╭─ MATERIAL PROVIDED

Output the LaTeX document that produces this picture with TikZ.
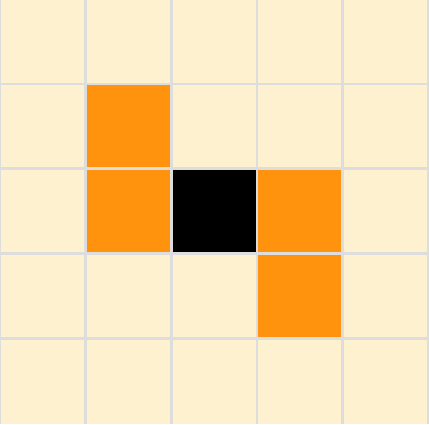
\documentclass[tikz,border=0pt]{standalone}
\definecolor{cream}{HTML}{FEF1D0}
\definecolor{hot}{HTML}{FF930D}
\definecolor{gridgray}{HTML}{DDDDDD}
\tikzset{
  hotcell/.style={fill=hot},
  coldcell/.style={fill=black},
  gridline/.style={draw=gridgray,line width=2.8pt}
}
\begin{document}
\begin{tikzpicture}[x=1pt,y=-1pt]
\useasboundingbox (0,0) rectangle (429,424);
\clip (0,0) rectangle (429,424);
\fill[cream] (0,0) rectangle (429,424);
\def\cw{85.8}\def\ch{84.8}
\foreach \c/\r in {1/1,1/2,3/2,3/3}{
  \path[hotcell] ({\c*\cw},{\r*\ch}) rectangle ({(\c+1)*\cw},{(\r+1)*\ch});
}
\path[coldcell] ({2*\cw},{2*\ch}) rectangle ({3*\cw},{3*\ch});
\foreach \i in {0,...,5}{
  \draw[gridline] ({\i*\cw-0.5},0) -- ({\i*\cw-0.5},424);
}
\foreach \i in {1,...,4}{
  \draw[gridline] (0,{\i*\ch-0.8}) -- (429,{\i*\ch-0.8});
}
\end{tikzpicture}
\end{document}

╰─

THE EXERCISE >> Copy out all the data without changing anything, and drop the pictures.

ANSWER FOR THIS EXERCISE >>
Output the LaTeX document that produces this picture with TikZ.
\documentclass[tikz,border=0pt]{standalone}
\definecolor{cream}{HTML}{FEF1D0}
\definecolor{hot}{HTML}{FF930D}
\definecolor{gridgray}{HTML}{DDDDDD}
\tikzset{
  hotcell/.style={fill=hot},
  coldcell/.style={fill=black},
  gridline/.style={draw=gridgray,line width=2.8pt}
}
\begin{document}
\begin{tikzpicture}[x=1pt,y=-1pt]
\useasboundingbox (0,0) rectangle (429,424);
\clip (0,0) rectangle (429,424);
\fill[cream] (0,0) rectangle (429,424);
\def\cw{85.8}\def\ch{84.8}
\foreach \c/\r in {1/1,1/2,3/2,3/3}{
  \path[hotcell] ({\c*\cw},{\r*\ch}) rectangle ({(\c+1)*\cw},{(\r+1)*\ch});
}
\path[coldcell] ({2*\cw},{2*\ch}) rectangle ({3*\cw},{3*\ch});
\foreach \i in {0,...,5}{
  \draw[gridline] ({\i*\cw-0.5},0) -- ({\i*\cw-0.5},424);
}
\foreach \i in {1,...,4}{
  \draw[gridline] (0,{\i*\ch-0.8}) -- (429,{\i*\ch-0.8});
}
\end{tikzpicture}
\end{document}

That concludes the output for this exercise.